== Your task ==
Report how many lines of the following entries include the string "this"; respond with the number alone.

(Records with drawing code)
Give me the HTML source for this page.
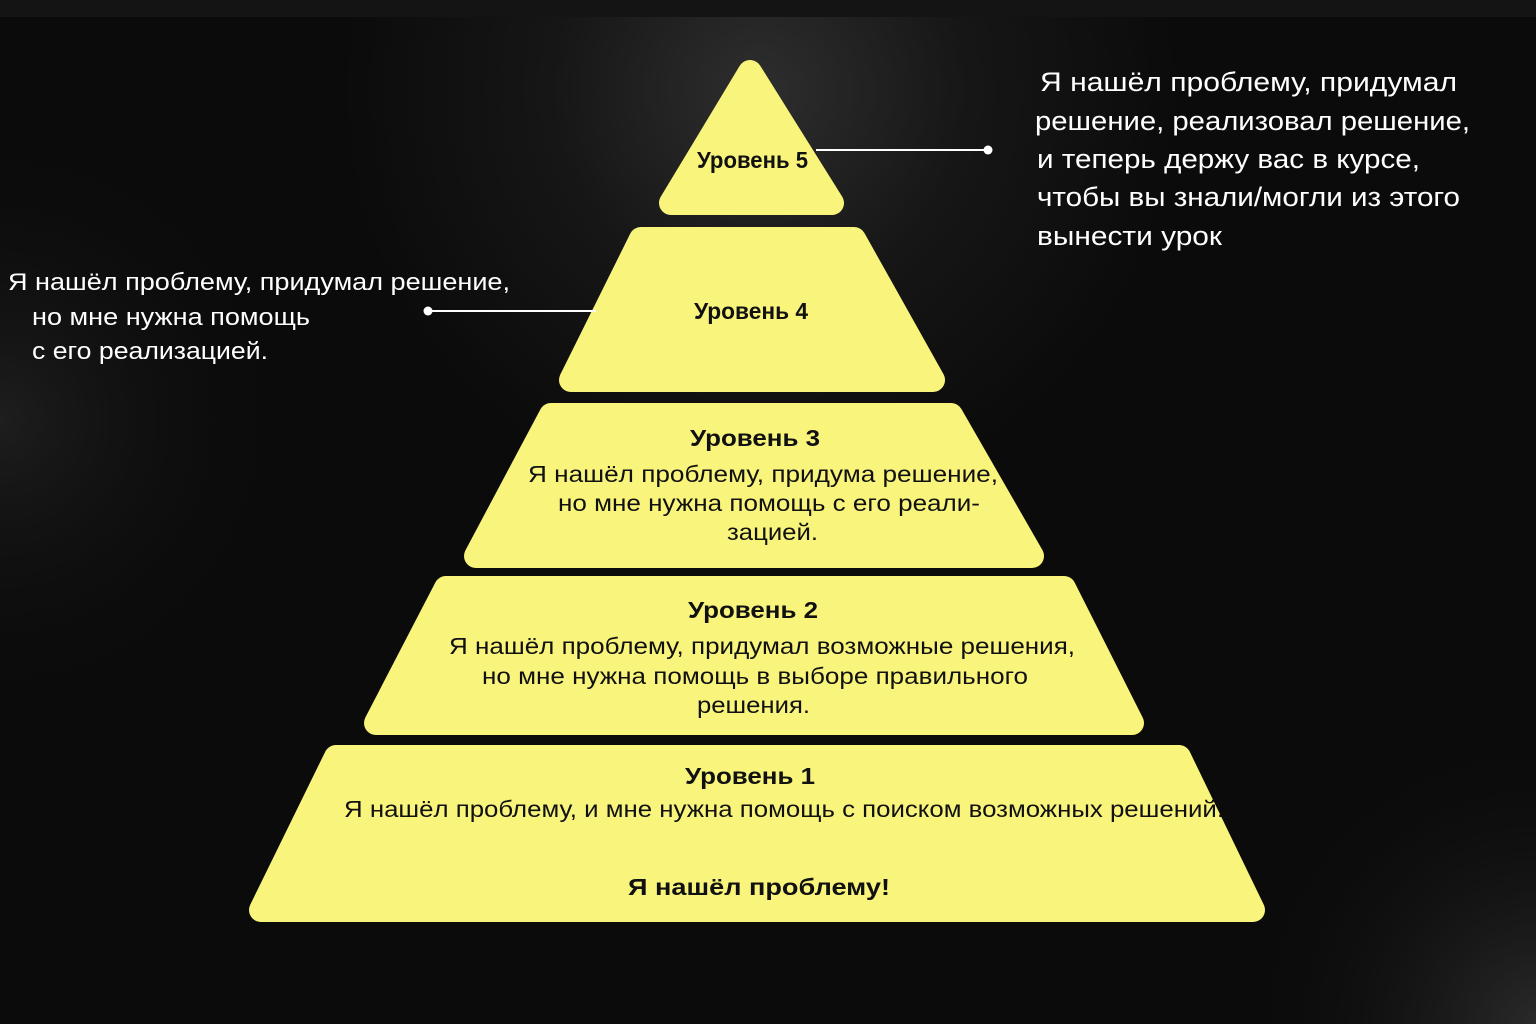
<!DOCTYPE html>
<html><head><meta charset="utf-8"><style>
html,body{margin:0;padding:0;background:#0b0b0b;}
svg{display:block;}
text{font-family:"Liberation Sans","DejaVu Sans",sans-serif;}
</style></head><body>
<svg width="1536" height="1024" viewBox="0 0 1536 1024" xmlns="http://www.w3.org/2000/svg">
<defs>
<radialGradient id="g1" cx="760" cy="90" r="420" gradientUnits="userSpaceOnUse">
<stop offset="0" stop-color="#2e2e2e"/><stop offset="0.5" stop-color="#161616"/><stop offset="1" stop-color="#0b0b0b"/>
</radialGradient>
<radialGradient id="g2" cx="1536" cy="1024" r="300" gradientUnits="userSpaceOnUse">
<stop offset="0" stop-color="#2a2a2a"/><stop offset="1" stop-color="#0b0b0b" stop-opacity="0"/>
</radialGradient>
<radialGradient id="g3" cx="0" cy="420" r="300" gradientUnits="userSpaceOnUse">
<stop offset="0" stop-color="#1e1e1e"/><stop offset="1" stop-color="#0b0b0b" stop-opacity="0"/>
</radialGradient>
</defs>
<rect width="1536" height="1024" fill="#0b0b0b"/>
<rect width="1536" height="1024" fill="url(#g1)"/>
<rect width="1536" height="1024" fill="url(#g2)"/>
<rect width="1536" height="1024" fill="url(#g3)"/>
<rect width="1536" height="17" fill="#141414"/>

<g fill="#f9f57c" stroke="#f9f57c" stroke-width="24" stroke-linejoin="round">
<polygon points="750,72 832,203 671,203"/>
<polygon points="641,239 854,239 933,380 571,380"/>
<polygon points="551,415 951,415 1032,556 476,556"/>
<polygon points="446,588 1064,588 1132,723 376,723"/>
<polygon points="336,757 1179,757 1253,910 261,910"/>
</g>

<line x1="816" y1="150" x2="988" y2="150" stroke="#fff" stroke-width="2"/>
<circle cx="988" cy="150" r="4.5" fill="#fff"/>
<line x1="428" y1="311" x2="596" y2="311" stroke="#fff" stroke-width="2"/>
<circle cx="428" cy="311" r="4.5" fill="#fff"/>

<g fill="#fff" font-size="27">
<text x="1040" y="91" textLength="417" lengthAdjust="spacingAndGlyphs">Я нашёл проблему, придумал</text>
<text x="1035" y="130" textLength="435" lengthAdjust="spacingAndGlyphs">решение, реализовал решение,</text>
<text x="1037" y="168" textLength="383" lengthAdjust="spacingAndGlyphs">и теперь держу вас в курсе,</text>
<text x="1037" y="206" textLength="423" lengthAdjust="spacingAndGlyphs">чтобы вы знали/могли из этого</text>
<text x="1037" y="245" textLength="185" lengthAdjust="spacingAndGlyphs">вынести урок</text>
</g>
<g fill="#fff" font-size="24">
<text x="8" y="290" textLength="502" lengthAdjust="spacingAndGlyphs">Я нашёл проблему, придумал решение,</text>
<text x="32" y="325" textLength="278" lengthAdjust="spacingAndGlyphs">но мне нужна помощь</text>
<text x="32" y="359" textLength="236" lengthAdjust="spacingAndGlyphs">с его реализацией.</text>
</g>

<g fill="#111" font-size="23" font-weight="bold">
<text x="697" y="168" textLength="111" lengthAdjust="spacingAndGlyphs">Уровень 5</text>
<text x="694" y="319" textLength="114" lengthAdjust="spacingAndGlyphs">Уровень 4</text>
<text x="690" y="446" textLength="130" lengthAdjust="spacingAndGlyphs">Уровень 3</text>
<text x="688" y="618" textLength="130" lengthAdjust="spacingAndGlyphs">Уровень 2</text>
<text x="685" y="784" textLength="130" lengthAdjust="spacingAndGlyphs">Уровень 1</text>
<text x="628" y="895" textLength="262" lengthAdjust="spacingAndGlyphs">Я нашёл проблему!</text>
</g>
<g fill="#111" font-size="23">
<text x="528" y="482" textLength="470" lengthAdjust="spacingAndGlyphs">Я нашёл проблему, придума решение,</text>
<text x="558" y="511" textLength="422" lengthAdjust="spacingAndGlyphs">но мне нужна помощь с его реали-</text>
<text x="727" y="540" textLength="91" lengthAdjust="spacingAndGlyphs">зацией.</text>
<text x="449" y="654" textLength="626" lengthAdjust="spacingAndGlyphs">Я нашёл проблему, придумал возможные решения,</text>
<text x="482" y="684" textLength="546" lengthAdjust="spacingAndGlyphs">но мне нужна помощь в выборе правильного</text>
<text x="697" y="713" textLength="113" lengthAdjust="spacingAndGlyphs">решения.</text>
<text x="344" y="817" textLength="880" lengthAdjust="spacingAndGlyphs">Я нашёл проблему, и мне нужна помощь с поиском возможных решений.</text>
</g>
</svg>
</body></html>
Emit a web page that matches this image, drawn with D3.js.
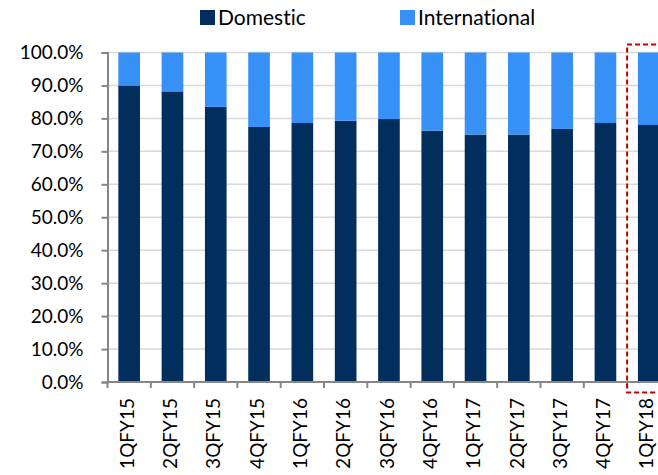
<!DOCTYPE html>
<html><head><meta charset="utf-8">
<script src="https://cdn.jsdelivr.net/npm/d3@7"></script>
<style>body{margin:0;background:#fff}svg{display:block}text{font-variant-ligatures:none;font-feature-settings:"liga" 0}</style>
</head><body><svg id="c" width="658" height="475"></svg>
<script>
const categories = ["1QFY15","2QFY15","3QFY15","4QFY15","1QFY16","2QFY16","3QFY16","4QFY16","1QFY17","2QFY17","3QFY17","4QFY17","1QFY18"];
const domestic = [90.0,88.2,83.5,77.4,78.6,79.3,79.8,76.3,75.1,75.1,76.8,78.6,78.0];
const international = domestic.map(d => +(100 - d).toFixed(1));
const yTicks = [0,10,20,30,40,50,60,70,80,90,100];
const seriesNames = ["Domestic","International"];
const colors = ["#022E5E","#3790F6"];

const svg = d3.select("#c");
const font = "Lato, 'Open Sans', sans-serif";
const x0 = 107.5, x1 = 107.5 + 13*43.3;
const x = d3.scaleBand().domain(categories).range([x0, x1]).paddingInner(0.5).paddingOuter(0.25);
const y = d3.scaleLinear().domain([0,100]).range([382, 52.5]);

// gridlines
svg.append("g").selectAll("line").data(yTicks.filter(t=>t>0)).join("line")
  .attr("x1",x0).attr("x2",x1).attr("y1",d=>y(d)).attr("y2",d=>y(d))
  .attr("stroke","#D9D9D9").attr("stroke-width",1.5);

const rows = categories.map((c,i)=>({cat:c, Domestic:domestic[i], International:international[i]}));
const stack = d3.stack().keys(seriesNames)(rows);
svg.append("g").selectAll("g").data(stack).join("g").attr("fill",(d,i)=>colors[i])
  .selectAll("rect").data(d=>d).join("rect")
  .attr("x",d=>x(d.data.cat)).attr("width",x.bandwidth())
  .attr("y",d=>y(d[1])).attr("height",d=>y(d[0])-y(d[1]));

// y axis
const ya = svg.append("g").attr("transform",`translate(${x0},0)`)
  .call(d3.axisLeft(y).tickValues(yTicks).tickFormat(d=>d.toFixed(1)+"%").tickSize(6).tickPadding(18));
ya.select(".domain").attr("stroke","#868686").attr("stroke-width",2);
ya.selectAll(".tick line").attr("stroke","#868686").attr("stroke-width",2);
ya.selectAll("text").attr("font-family",font).attr("font-size",19).attr("fill","#000");

// x axis
const xa = svg.append("g").attr("transform","translate(0,382)")
  .call(d3.axisBottom(x).tickSize(0).tickPadding(0));
xa.select(".domain").remove();
svg.append("line").attr("x1",x0).attr("x2",x1).attr("y1",382).attr("y2",382).attr("stroke","#868686").attr("stroke-width",2);
const step = x.step();
svg.append("g").selectAll("line").data(d3.range(categories.length)).join("line")
  .attr("x1",i=>x0+i*step).attr("x2",i=>x0+i*step).attr("y1",382).attr("y2",388)
  .attr("stroke","#868686").attr("stroke-width",2);
xa.selectAll("text").attr("font-family",font).attr("font-size",19).attr("fill","#000")
  .attr("text-anchor","end")
  .attr("transform","translate(-2,16) rotate(-90)").attr("dy","0.35em").attr("y",0).attr("x",0);

// highlight box
const last = categories[categories.length-1];
svg.append("rect").attr("x",x0+12*step).attr("y",44.5).attr("width",60).attr("height",348)
  .attr("fill","none").attr("stroke","#C00000").attr("stroke-width",2).attr("stroke-dasharray","5,3");

// legend
const lg = svg.append("g");
const lx = [200,400];
seriesNames.forEach((n,i)=>{
  lg.append("rect").attr("x",lx[i]).attr("y",10).attr("width",15).attr("height",15).attr("fill",colors[i]);
  lg.append("text").attr("x",lx[i]+18).attr("y",17.5).attr("dy","0.35em").attr("font-family",font).attr("font-size",21).attr("fill","#000").text(n);
});
</script></body></html>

== Expected output ==
2